Zechs Files: A World Final to Remember
Worlds 2017 has already been filled with exciting games and the odd upset, but the best is yet to come. Will we be crowning a new king?
They say it takes a brave man to admit when he’s wrong. Last week I wrote about the possibility of SK Telecom T1 not only failing to win Worlds, but even failing to reach the final. I was wrong. Partly.
SKT have not won the final yet, but they have qualified for it. They did it the hard way, coming back from a 2-1 deficit to crush Chinese dreams. Faker remembered how to play Galio and the rest is history. Alright, it was a little more complicated than that, but the fact remains that the current SKT roster puts a lot of weight on Faker’s shoulders. The rest of the team is very good, of course, and Peanut put in a superb performance in the 5th game of the semi-final, but they struggle when Faker goes missing.

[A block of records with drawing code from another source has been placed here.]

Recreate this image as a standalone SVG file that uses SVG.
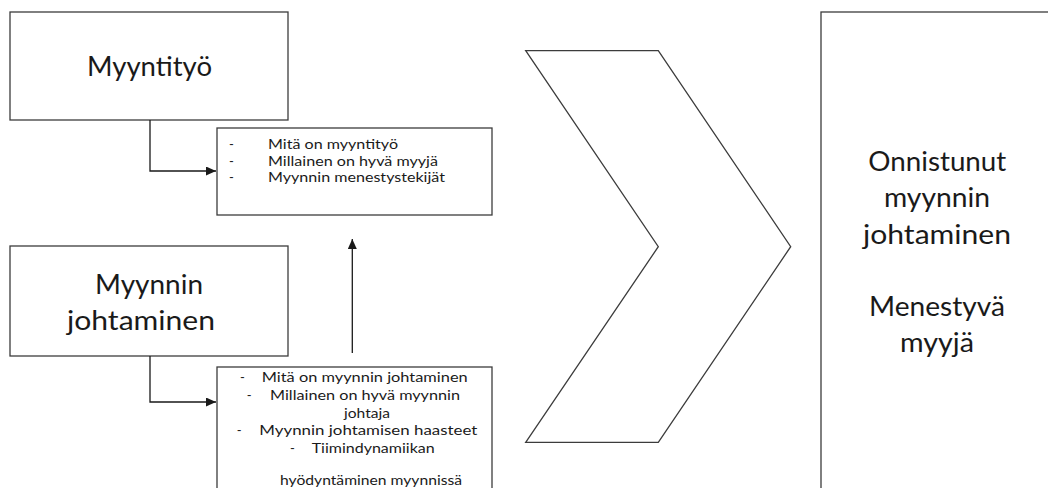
<svg xmlns="http://www.w3.org/2000/svg" width="1048" height="488" viewBox="0 0 1048 488">
<style>
.box{fill:#fff;stroke:#3c3c3c;stroke-width:1.3}
.big{font-family:Lato,"Open Sans","Liberation Sans",sans-serif;font-size:26px;fill:#1a1a1a}
.sm{font-family:Lato,"Open Sans","Liberation Sans",sans-serif;font-size:13px;fill:#1a1a1a}
.con{fill:none;stroke:#1a1a1a;stroke-width:1.3}
</style>
<defs>
<marker id="ah" viewBox="0 0 10 10" refX="10" refY="5" markerWidth="10" markerHeight="9" markerUnits="userSpaceOnUse" orient="auto" preserveAspectRatio="none">
<path d="M0,0 L10,5 L0,10 Z" fill="#1a1a1a"/>
</marker>
</defs>
<rect width="1048" height="488" fill="#fff"/>
<g id="myyntityo">
<rect class="box" x="10" y="12" width="278" height="108"/>
<text class="big" x="87" y="76" textLength="125" lengthAdjust="spacingAndGlyphs">Myyntityö</text>
</g>
<g id="myyntityo-list">
<rect class="box" x="217" y="128" width="275" height="87"/>
<text class="sm" x="229" y="149">-</text><text class="sm" x="268" y="149" textLength="130" lengthAdjust="spacingAndGlyphs">Mitä on myyntityö</text>
<text class="sm" x="229" y="165.5">-</text><text class="sm" x="268" y="165.5" textLength="170" lengthAdjust="spacingAndGlyphs">Millainen on hyvä myyjä</text>
<text class="sm" x="229" y="182">-</text><text class="sm" x="268" y="182" textLength="177" lengthAdjust="spacingAndGlyphs">Myynnin menestystekijät</text>
</g>
<g id="myynnin-johtaminen">
<rect class="box" x="10" y="246" width="278" height="110"/>
<text class="big" x="95" y="294" textLength="108" lengthAdjust="spacingAndGlyphs">Myynnin</text>
<text class="big" x="67" y="330" textLength="148" lengthAdjust="spacingAndGlyphs">johtaminen</text>
</g>
<g id="johtaminen-list">
<rect class="box" x="217" y="367" width="275" height="140"/>
<text class="sm" x="240" y="382">-</text><text class="sm" x="261.7" y="382" textLength="206" lengthAdjust="spacingAndGlyphs">Mitä on myynnin johtaminen</text>
<text class="sm" x="246.7" y="400">-</text><text class="sm" x="270" y="400" textLength="190" lengthAdjust="spacingAndGlyphs">Millainen on hyvä myynnin</text>
<text class="sm" x="344" y="417.5" textLength="46" lengthAdjust="spacingAndGlyphs">johtaja</text>
<text class="sm" x="236.7" y="435">-</text><text class="sm" x="259.3" y="435" textLength="218" lengthAdjust="spacingAndGlyphs">Myynnin johtamisen haasteet</text>
<text class="sm" x="290" y="452.5">-</text><text class="sm" x="311.7" y="452.5" textLength="123" lengthAdjust="spacingAndGlyphs">Tiimindynamiikan</text>
<text class="sm" x="280" y="485" textLength="182" lengthAdjust="spacingAndGlyphs">hyödyntäminen myynnissä</text>
</g>
<g id="chevron">
<polygon class="box" points="525.7,50.7 658.3,50.7 790.7,246.7 658.3,442.3 525.7,442.3 658.3,246.7"/>
</g>
<g id="tulos">
<rect class="box" x="821" y="12" width="240" height="500"/>
<text class="big" x="868.3" y="171" textLength="138" lengthAdjust="spacingAndGlyphs">Onnistunut</text>
<text class="big" x="884" y="207" textLength="106" lengthAdjust="spacingAndGlyphs">myynnin</text>
<text class="big" x="863" y="244" textLength="148" lengthAdjust="spacingAndGlyphs">johtaminen</text>
<text class="big" x="869" y="316" textLength="136" lengthAdjust="spacingAndGlyphs">Menestyvä</text>
<text class="big" x="900" y="352" textLength="74" lengthAdjust="spacingAndGlyphs">myyjä</text>
</g>
<g id="connectors">
<path class="con" d="M150,120 V171 H216" marker-end="url(#ah)"/>
<path class="con" d="M150,356 V402 H216" marker-end="url(#ah)"/>
<path class="con" d="M352.3,353 V239" marker-end="url(#ah)"/>
</g>
</svg>
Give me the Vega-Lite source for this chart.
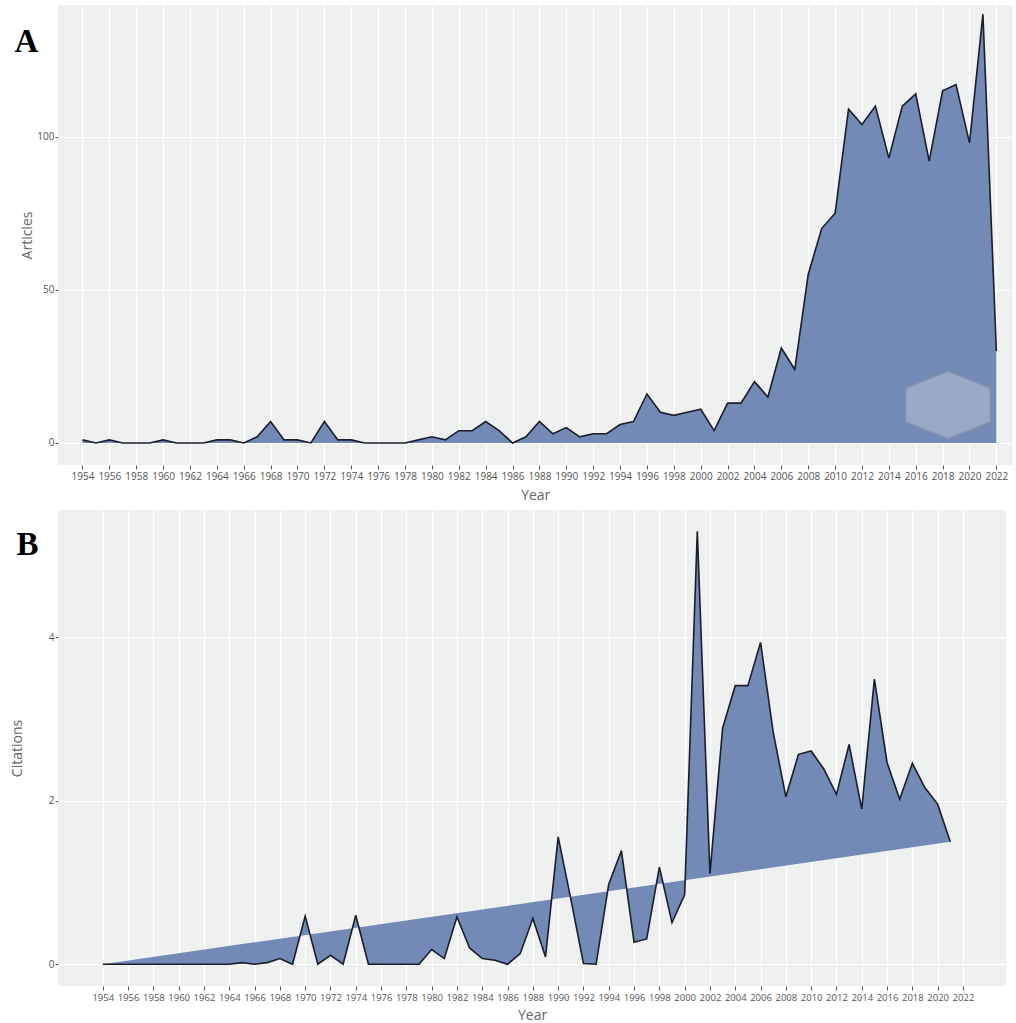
{
  "$schema": "https://vega.github.io/schema/vega-lite/v6.json",
  "background": "white",
  "padding": {"left": 10, "top": 5, "right": 0, "bottom": 0},
  "spacing": 8,
  "columns": 1,
  "config": {
    "view": {"fill": "#eff0f0", "stroke": null},
    "font": "Open Sans",
    "axis": {
      "domain": false,
      "grid": true,
      "gridColor": "#ffffff",
      "gridWidth": 1.2,
      "tickColor": "#555555",
      "tickSize": 4,
      "labelOverlap": false,
      "labelColor": "#555555",
      "labelFont": "Open Sans",
      "titleFont": "Open Sans",
      "titleColor": "#666666",
      "titleFontWeight": "normal",
      "titleFontSize": 14
    },
    "title": {"font": "Liberation Serif", "fontSize": 33, "fontWeight": "bold", "color": "#000000"}
  },
  "datasets": {
    "articles": [
      {"year": 1954, "n": 1}, {"year": 1955, "n": 0}, {"year": 1956, "n": 1}, {"year": 1957, "n": 0},
      {"year": 1958, "n": 0}, {"year": 1959, "n": 0}, {"year": 1960, "n": 1}, {"year": 1961, "n": 0},
      {"year": 1962, "n": 0}, {"year": 1963, "n": 0}, {"year": 1964, "n": 1}, {"year": 1965, "n": 1},
      {"year": 1966, "n": 0}, {"year": 1967, "n": 2}, {"year": 1968, "n": 7}, {"year": 1969, "n": 1},
      {"year": 1970, "n": 1}, {"year": 1971, "n": 0}, {"year": 1972, "n": 7}, {"year": 1973, "n": 1},
      {"year": 1974, "n": 1}, {"year": 1975, "n": 0}, {"year": 1976, "n": 0}, {"year": 1977, "n": 0},
      {"year": 1978, "n": 0}, {"year": 1979, "n": 1}, {"year": 1980, "n": 2}, {"year": 1981, "n": 1},
      {"year": 1982, "n": 4}, {"year": 1983, "n": 4}, {"year": 1984, "n": 7}, {"year": 1985, "n": 4},
      {"year": 1986, "n": 0}, {"year": 1987, "n": 2}, {"year": 1988, "n": 7}, {"year": 1989, "n": 3},
      {"year": 1990, "n": 5}, {"year": 1991, "n": 2}, {"year": 1992, "n": 3}, {"year": 1993, "n": 3},
      {"year": 1994, "n": 6}, {"year": 1995, "n": 7}, {"year": 1996, "n": 16}, {"year": 1997, "n": 10},
      {"year": 1998, "n": 9}, {"year": 1999, "n": 10}, {"year": 2000, "n": 11}, {"year": 2001, "n": 4},
      {"year": 2002, "n": 13}, {"year": 2003, "n": 13}, {"year": 2004, "n": 20}, {"year": 2005, "n": 15},
      {"year": 2006, "n": 31}, {"year": 2007, "n": 24}, {"year": 2008, "n": 55}, {"year": 2009, "n": 70},
      {"year": 2010, "n": 75}, {"year": 2011, "n": 109}, {"year": 2012, "n": 104}, {"year": 2013, "n": 110},
      {"year": 2014, "n": 93}, {"year": 2015, "n": 110}, {"year": 2016, "n": 114}, {"year": 2017, "n": 92},
      {"year": 2018, "n": 115}, {"year": 2019, "n": 117}, {"year": 2020, "n": 98}, {"year": 2021, "n": 140},
      {"year": 2022, "n": 30}
    ],
    "citations": [
      {"year": 1954, "c": 0}, {"year": 1955, "c": 0}, {"year": 1956, "c": 0}, {"year": 1957, "c": 0},
      {"year": 1958, "c": 0}, {"year": 1959, "c": 0}, {"year": 1960, "c": 0}, {"year": 1961, "c": 0},
      {"year": 1962, "c": 0}, {"year": 1963, "c": 0}, {"year": 1964, "c": 0}, {"year": 1965, "c": 0.02},
      {"year": 1966, "c": 0}, {"year": 1967, "c": 0.02}, {"year": 1968, "c": 0.07}, {"year": 1969, "c": 0},
      {"year": 1970, "c": 0.59}, {"year": 1971, "c": 0}, {"year": 1972, "c": 0.11}, {"year": 1973, "c": 0},
      {"year": 1974, "c": 0.6}, {"year": 1975, "c": 0}, {"year": 1976, "c": 0}, {"year": 1977, "c": 0},
      {"year": 1978, "c": 0}, {"year": 1979, "c": 0}, {"year": 1980, "c": 0.18}, {"year": 1981, "c": 0.07},
      {"year": 1982, "c": 0.58}, {"year": 1983, "c": 0.2}, {"year": 1984, "c": 0.07}, {"year": 1985, "c": 0.05},
      {"year": 1986, "c": 0}, {"year": 1987, "c": 0.13}, {"year": 1988, "c": 0.56}, {"year": 1989, "c": 0.09},
      {"year": 1990, "c": 1.56}, {"year": 1991, "c": 0.8}, {"year": 1992, "c": 0.01}, {"year": 1993, "c": 0},
      {"year": 1994, "c": 0.98}, {"year": 1995, "c": 1.39}, {"year": 1996, "c": 0.27}, {"year": 1997, "c": 0.31},
      {"year": 1998, "c": 1.19}, {"year": 1999, "c": 0.51}, {"year": 2000, "c": 0.85}, {"year": 2001, "c": 5.3},
      {"year": 2002, "c": 1.11}, {"year": 2003, "c": 2.89}, {"year": 2004, "c": 3.41}, {"year": 2005, "c": 3.41},
      {"year": 2006, "c": 3.94}, {"year": 2007, "c": 2.84}, {"year": 2008, "c": 2.05}, {"year": 2009, "c": 2.57},
      {"year": 2010, "c": 2.61}, {"year": 2011, "c": 2.39}, {"year": 2012, "c": 2.08}, {"year": 2013, "c": 2.69},
      {"year": 2014, "c": 1.9}, {"year": 2015, "c": 3.49}, {"year": 2016, "c": 2.47}, {"year": 2017, "c": 2.02},
      {"year": 2018, "c": 2.46}, {"year": 2019, "c": 2.16}, {"year": 2020, "c": 1.96}, {"year": 2021, "c": 1.5}
    ]
  },
  "concat": [
    {
      "width": 954.5,
      "height": 460,
      "title": {"text": "A", "anchor": "start", "frame": "group", "offset": -54, "dx": -43.5},
      "layer": [
        {
          "data": {"name": "articles"},
          "mark": {"type": "area", "color": "#7389b6", "opacity": 1, "line": {"color": "#1a1d2b", "strokeWidth": 1.6}},
          "encoding": {
            "x": {
              "field": "year", "type": "quantitative",
              "scale": {"domain": [1952.18, 2023.2], "nice": false, "zero": false},
              "axis": {
                "title": "Year", "format": "d", "labelFontSize": 10, "labelPadding": 2, "titlePadding": 7,
                "labelOverlap": false, "labelFlush": false,
                "values": [1954,1956,1958,1960,1962,1964,1966,1968,1970,1972,1974,1976,1978,1980,1982,1984,1986,1988,1990,1992,1994,1996,1998,2000,2002,2004,2006,2008,2010,2012,2014,2016,2018,2020,2022]
              }
            },
            "y": {
              "field": "n", "type": "quantitative",
              "scale": {"domain": [-7.2, 143], "nice": false, "zero": false},
              "axis": {"title": "Articles", "values": [0, 50, 100], "labelFontSize": 10, "tickSize": 3, "labelPadding": 1, "titlePadding": 2}
            }
          }
        },
        {
          "data": {"values": [{}]},
          "mark": {"type": "point", "shape": "M0,-0.8L1,-0.4L1,0.4L0,0.8L-1,0.4L-1,-0.4Z", "size": 7225, "filled": true, "fill": "#aab6d2", "fillOpacity": 0.7, "stroke": "#8390ac", "strokeWidth": 2, "strokeOpacity": 0.8},
          "encoding": {
            "x": {
              "datum": 2018.4, "type": "quantitative",
              "axis": {
                "title": "Year", "format": "d", "labelFontSize": 10, "labelPadding": 2, "titlePadding": 7,
                "labelOverlap": false, "labelFlush": false,
                "values": [1954,1956,1958,1960,1962,1964,1966,1968,1970,1972,1974,1976,1978,1980,1982,1984,1986,1988,1990,1992,1994,1996,1998,2000,2002,2004,2006,2008,2010,2012,2014,2016,2018,2020,2022]
              }
            },
            "y": {
              "datum": 12.4, "type": "quantitative",
              "axis": {"title": "Articles", "values": [0, 50, 100], "labelFontSize": 10, "tickSize": 3, "labelPadding": 1, "titlePadding": 2}
            }
          }
        }
      ]
    },
    {
      "width": 948.2,
      "height": 476,
      "title": {"text": "B", "anchor": "start", "frame": "group", "offset": -52, "dx": -41.5},
      "data": {"name": "citations"},
      "mark": {"type": "line", "fill": "#7389b6", "fillOpacity": 1, "stroke": "#1a1d2b", "strokeWidth": 1.6},
      "encoding": {
        "x": {
          "field": "year", "type": "quantitative",
          "scale": {"domain": [1950.46, 2025.42], "nice": false, "zero": false},
          "axis": {
            "title": "Year", "format": "d", "labelFontSize": 9.5, "labelPadding": 2, "titlePadding": 7,
            "labelOverlap": false, "labelFlush": false,
            "values": [1954,1956,1958,1960,1962,1964,1966,1968,1970,1972,1974,1976,1978,1980,1982,1984,1986,1988,1990,1992,1994,1996,1998,2000,2002,2004,2006,2008,2010,2012,2014,2016,2018,2020,2022]
          }
        },
        "y": {
          "field": "c", "type": "quantitative",
          "scale": {"domain": [-0.266, 5.56], "nice": false, "zero": false},
          "axis": {"title": "Citations", "values": [0, 2, 4], "labelFontSize": 10, "tickSize": 3, "labelPadding": 1, "titlePadding": 24}
        }
      }
    }
  ]
}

Contrast this with Samsung Galaxy, who dropped just one game against World Elite in their semi-final and you have to assume Crown and co are the favourites. Bookmakers don’t agree, though, and you can understand why. SKT has won the title three times in six seasons. That already looks impressive but bear in mind that Korean teams didn’t even compete in season one. In reality, SKT has won half of the World Championships they have competed in and is odds on to make it four from six. You can understand why even an SKT team that has struggled this year is still the favourite.
Maybe I’m just hoping against hope that we get a different champion this year, for variety’s sake, perhaps. That would be nice, but I honestly think Samsung is the better team. Crown is no Faker, but he’s about as close as you can realistically get without cloning technology. In fact, he was one of only two players to get a penta kill in the Summer Split and finished 4th in the MVP standings, ahead of his team mate CuVee. Elsewhere on the map, Samsung is at least as good as their opposition. Ambition is a veteran with a storied history who is still one of the best junglers in the world. CoreJJ and Ruler have quietly gone toe-to-toe with some of the best bottom lanes in the world and regularly come out ahead and CuVee, as mentioned earlier, was one of the five best players in LCK Summer.
Not that I’m implying SKT are slouches, of course, but they don’t need talking up. We all know what SKT is capable of and we all know what happened in this matchup last year. The fact that is a repeat of last year’s final is the most fascinating aspect of the whole match. Who does it favour? Will Samsung’s thirst for revenge give them an edge? Will they want it more? Will the remaining members of last year’s SKT instil confidence into the newcomers? Will they get complacent instead? So many questions. The psychological game is arguably even more important than the mechanical ability of the players or the strategic decisions of the coaches. Indeed, we already discussed the fact that the players are inseparable in terms of individual skill. Someone has to find an edge somewhere and confidence really could mean everything come Saturday morning.
Sitting down to write this article, I can feel my excitement growing. I originally wanted to talk about how Samsung can defeat SKT but the more I wrote and researched, the more I just wanted to wax lyrical about what an exciting match we could have. I’m disappointed that no European teams made it this far and it’s a shame that the Chinese crowd won’t have a home team to cheer on, but there can be no doubt that Samsung Galaxy and SK Telecom were the best teams at the tournament. In 2016, the final was slightly overshadowed by an incredible semi, but everything points to this year’s final being one to remember. Don’t miss it.